When will the message hit home? The one that says that trade mark enforcement cannot be seen in a vacuum. That in the information age - and the age of social media - public relations issues must be taken into account. That companies who get bad press about their enforcement unwittingly damage the image of IP in general. Which may go some way to explaining why, in South Africa, the drugs patent issue has become so vitriolic of late.

We've seen lots of examples of companies using an uncompromising approach to trade mark enforcement and, in the process, losing the PR war. In 2005 Justin Nurse not only won the freedom of expression legal battle about spoof Black Label t-shirts (altered to Black Labour) in the Constitutional Court, but he also won the battle for hearts and minds – the fact that First National Bank apparently dealt with a similar situation by simply buying all of Nurse's FNB spoof t-shirts and handing them out to staff put SAB's approach in perspective. In 2013 we saw a case that wasn't dissimilar - the South African National Halaal Authority (SANHA) threatened a comedian called Simmi Areff with trade mark infringement if he didn't stop using an image that was similar to the certification mark of the body. Areff, who had used the image in an ad for his comedy show which read 'Simmi Areff HAHA-laal Authority', went to the media and said that he was going to defend the case on the basis of freedom of expression and on the basis that his ad posed no commercial threat to SANHA. Reasonable sounding defences!
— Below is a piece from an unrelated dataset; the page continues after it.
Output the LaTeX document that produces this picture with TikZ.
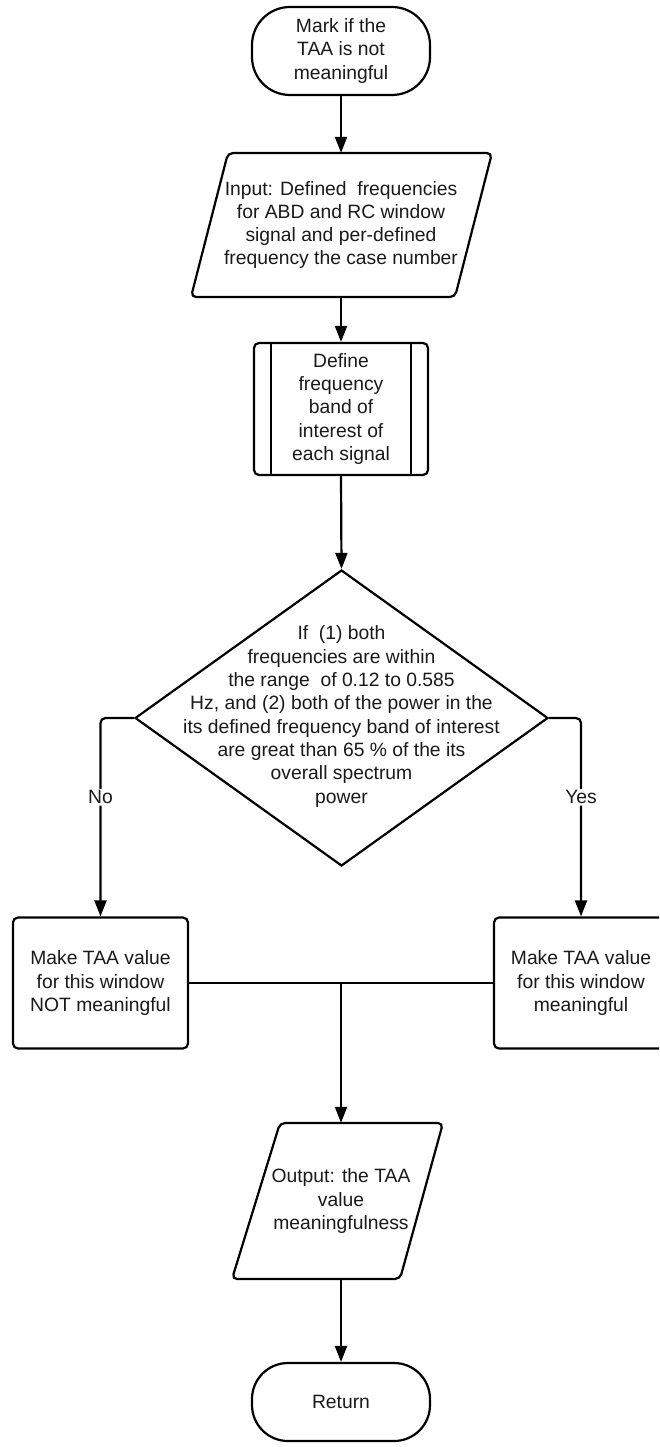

In the USA there was the case of jacket maker North Face – tagline Never Stop Exploring – who sued a teenager named Jimmy Winkelman for trade mark infringement. Young Jimmy's crime - selling clothing called South Butt, with the tagline Never Stop Relaxing. When asked for comment by the press Winkelman had some fun at the company's expense. He said this: 'The consuming public is well aware of the difference between a face and a butt.' On his website he said this: 'If you are unable to discern the difference between a face and a butt, we encourage you to buy North Face products.' And he said that his reason for choosing the name and the logo had been to make a social commentary on the absurdity of consumer culture. He explained that, whereas North Face is marketed as a product for the adventurous, it is generally bought by those who see it as a status symbol.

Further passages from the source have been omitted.